Tout aussi irréaliste aurait été l’objectif de diriger des grandes masses d’Italiens en Afrique, puisque non seulement cela aurait été incompatible avec les possibilités financières de l’État, mais également parce que l’augmentation de la consommation interne, portée par le désir d’accroître les capacités productives locales et d’en stimuler les débouchés à l’étranger, aurait inévitablement détourné les producteurs des marchés étrangers. Le projet le plus réaliste, qui pourtant aurait renversé les postulats du colonialisme fasciste (la « nouvelle Italie d’outre-mer »), aurait été celui de construire une colonie agricole et commerciale classique, dans laquelle les Italiens auraient uniquement exercé une fonction directive (administration, dirigeants, planteurs, techniciens, ouvriers qualifiés, etc.) tandis que les Africains auraient constitué les masses ouvrières.

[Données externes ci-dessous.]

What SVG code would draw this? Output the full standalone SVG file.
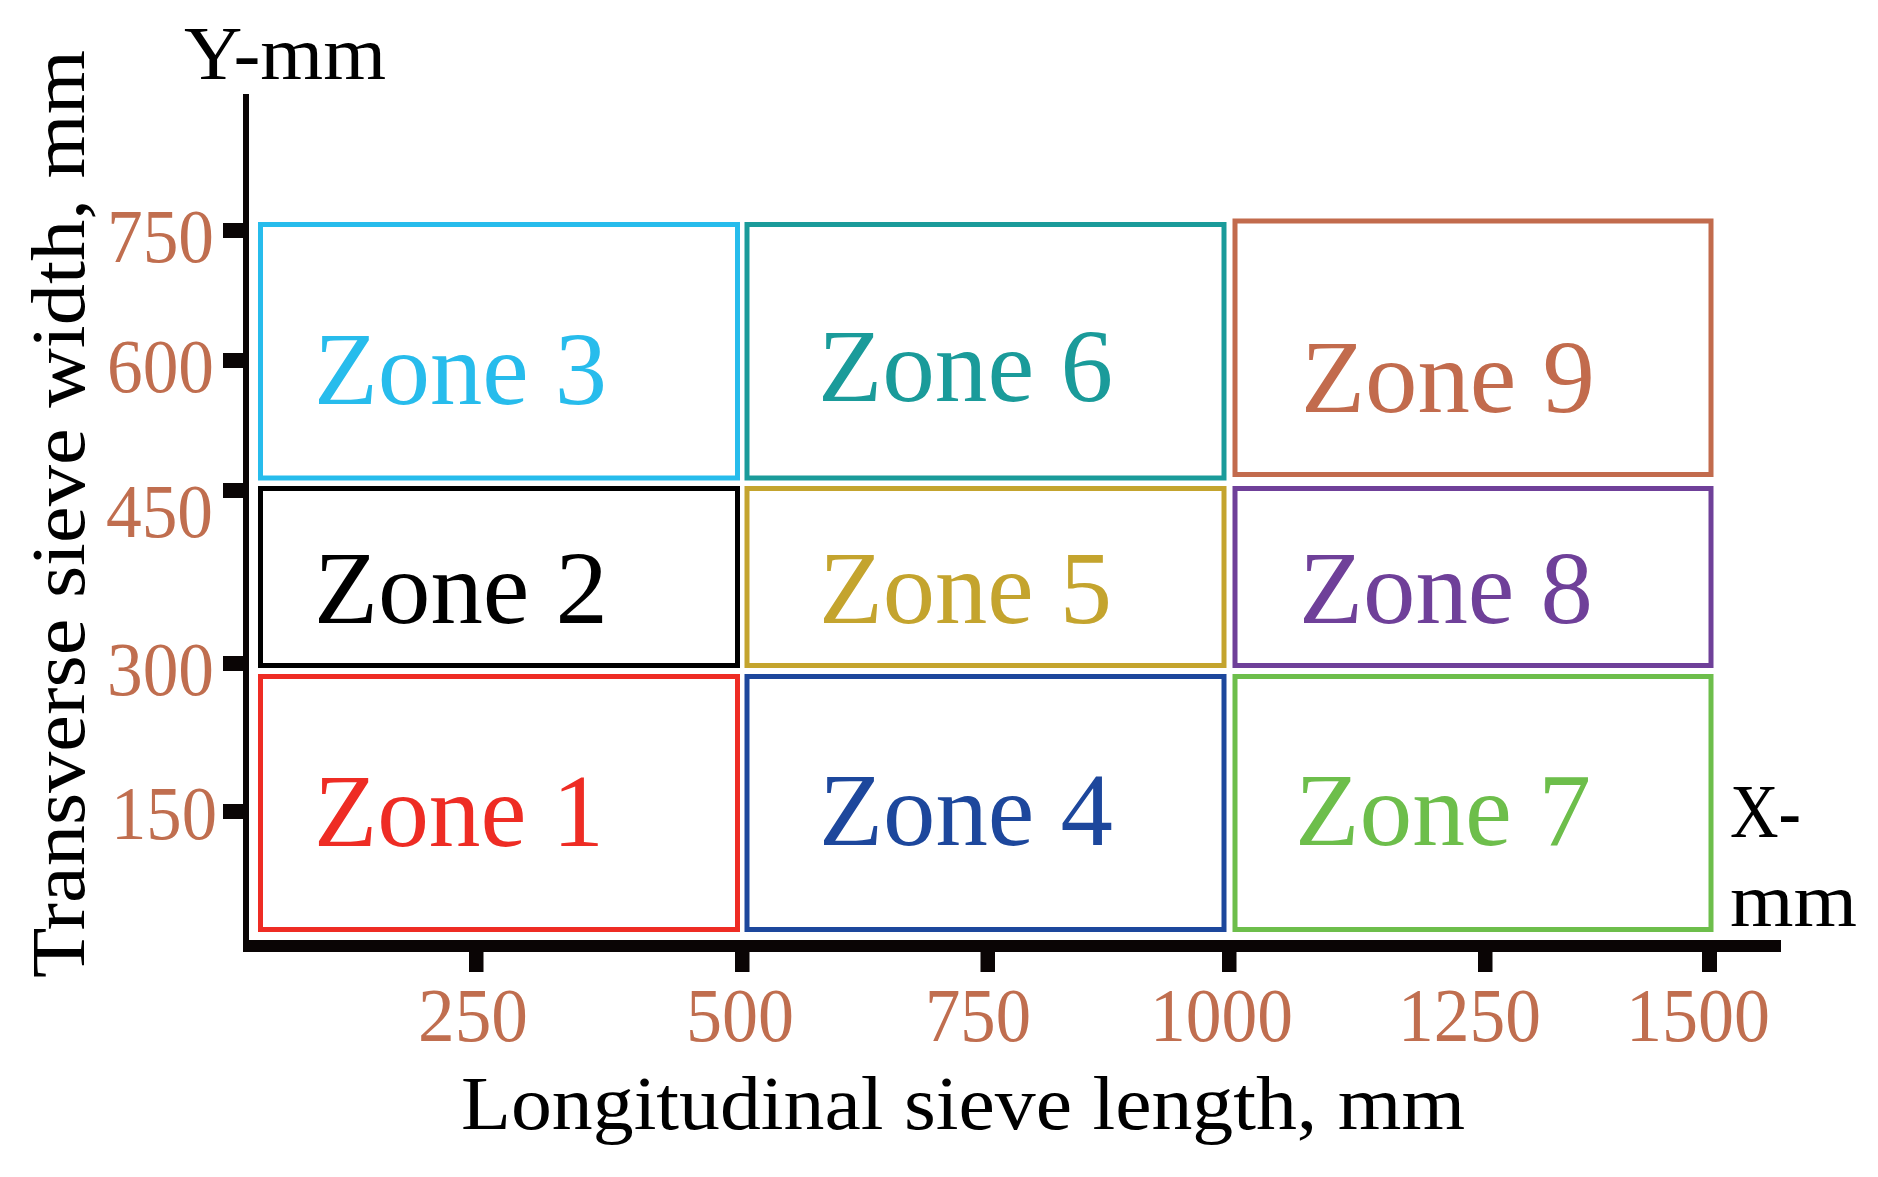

Il y avait des contradictions dans le modèle impérialiste fasciste qui n’auraient que difficilement pu être résolues, sinon en maintenant un soutien très élevé de l’État, comme cela a été déjà signalé. Or il est irréaliste que cela ait pu se produire, même si pour le Duce, la conquête de l’empire dépassait la simple signification économique pour en revêtir une autre spécifiquement politique et idéologique dans le cadre du projet totalitaire du nouvel État fasciste. Mussolini voyait certainement cette situation comme provisoire, la considérait purement comme une préparation, estimant qu’après le conflit, déjà imminent à ses yeux à la fin de 1938 après la conférence de Munich, la position de l’Italie sortirait nettement renforcée, et que pourrait se concrétiser le rêve d’étendre l’influence italienne du Moyen Orient à la Mer Rouge et de contrôler, enfin, le Canal de Suez. Dans ce cas, les perspectives de l’empire auraient été bien différentes.